EasyJet, Europe’s fourth-biggest airline, said it could ground the majority of its fleet, while Icelandair Group hf said it was cutting capacity and working with labor unions to reduce its salary cost “significantly”.
Air New Zealand Ltd said job losses would be necessary as it cut long-haul capacity by 85% over the coming months.
“We are now accepting that for the coming months at least Air New Zealand will be a smaller airline requiring fewer resources, including people,” Air New Zealand Chief Executive Greg Foran said in a statement.
The airline has halted trading in its shares until Wednesday.

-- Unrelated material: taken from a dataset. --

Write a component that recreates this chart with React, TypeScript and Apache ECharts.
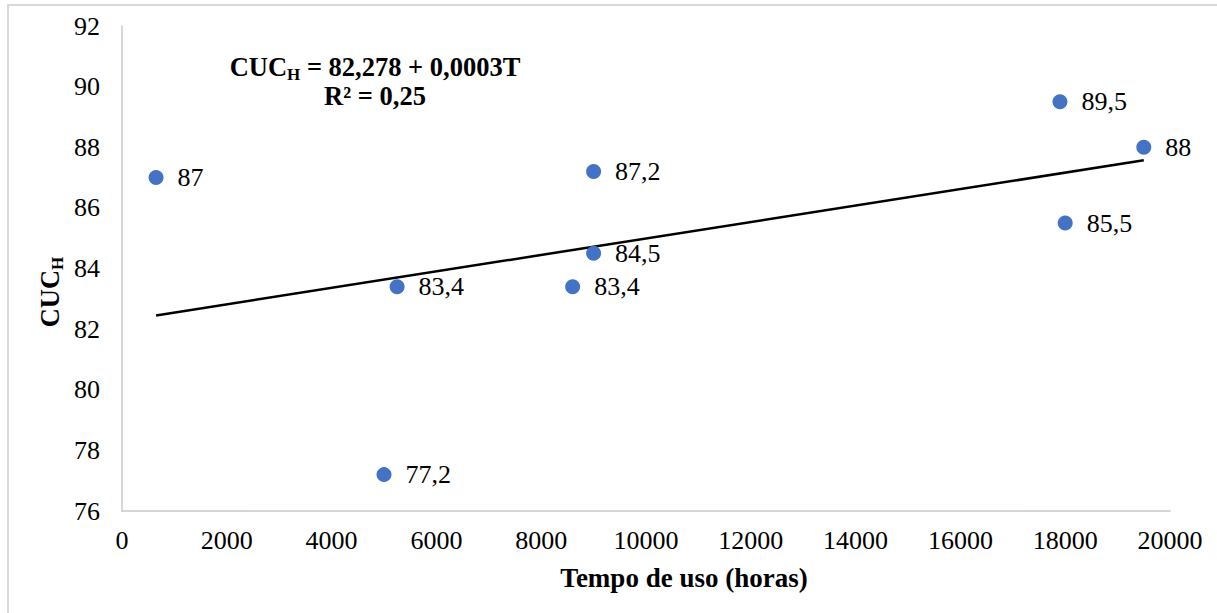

Qantas Airways Ltd said it would be making fresh cuts to its flying schedule beyond the 25% reduction in international capacity announced last week due to the new travel restrictions.
UBS analysts said the latest travel restrictions would have a significant effect on Qantas’ international traffic, which historically accounted for around 45% of revenue and 25% of earnings before interest and tax.
“A downside scenario where international traffic is down 50% for a whole year and domestic down 30% could result in cash burn of up to A$200 million ($123.60 million) per month after incorporating changes to the business,” UBS said of Qantas.
Smaller rival Virgin Australia Holdings Ltd, which has a weaker balance sheet but a heavier domestic focus, said it was assessing its response to the new travel restrictions.
S&P Global Ratings downgraded its credit rating on Virgin to B- and placed it on creditwatch negative due to rapidly deteriorating industry conditions spreading from the international market to the domestic market.
“Rating stability will increasingly rely on the company continuing to adjust its cost base to offset potential further material revenue erosion and limit cash outflows if the reduction in demand continues beyond the next few months,” S&P said.